Today I went out and bought a voltage tester. As soon as I'm over my fear of anything that isn't powered by fossil fuels, I intend to use it. Or maybe have Mrs. Cynical give it a try.

Thursday, September 18, 2014

You Kiss Your Mother With That Mouth?

I pull over a well-dressed, middle-aged woman driving a very expensive sports car for doing 15 mph over the speed limit in an active school zone.

Officer Cynical: "Didn't you see the school zone amber light flashing back there, ma'am?"

Mrs. Malison: "Just give me the motherfucking ticket."

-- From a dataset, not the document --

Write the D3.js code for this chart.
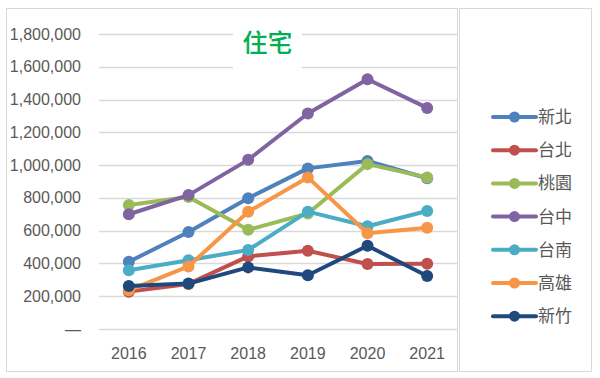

Officer Cynical: "You got it."

Wednesday, September 17, 2014

Trouble, with a capital "T"

For non-law enforcement readers: a FATS (Firearms Training Simulator) machine is a training aid that projects videos of true-to-life police scenarios. The student's pepper spray, Taser, and firearm interact by computer with the projected scenarios, and are recorded for evaluation by the instructor. It's pretty realistic training. Our set-up allows 2 officers at a time to participate.

While doing a day of FATS scenario training at the PD, I'm teamed up with another officer I don't normally work with. We are simulating the search of a large warehouse in which there may be a burglary in progress. Keep in mind, this is an activity we would always undertake with our sidearms drawn.

We discover that the intruder is actually a passed-out drunk, sleeping on a stack of pallets. When awoken from his stupor, the drunk gets angry, starts yelling at us, then charges us with his fists up. My partner, rather than simply going hands-on with the guy or using his pepper spray or Taser, draws his firearm and shoots the guy.

His justification? "I had the wrong weapon out, but he came at me." I'm really glad that, on a day-to-day basis, we work not only different beats, but different shifts, as well.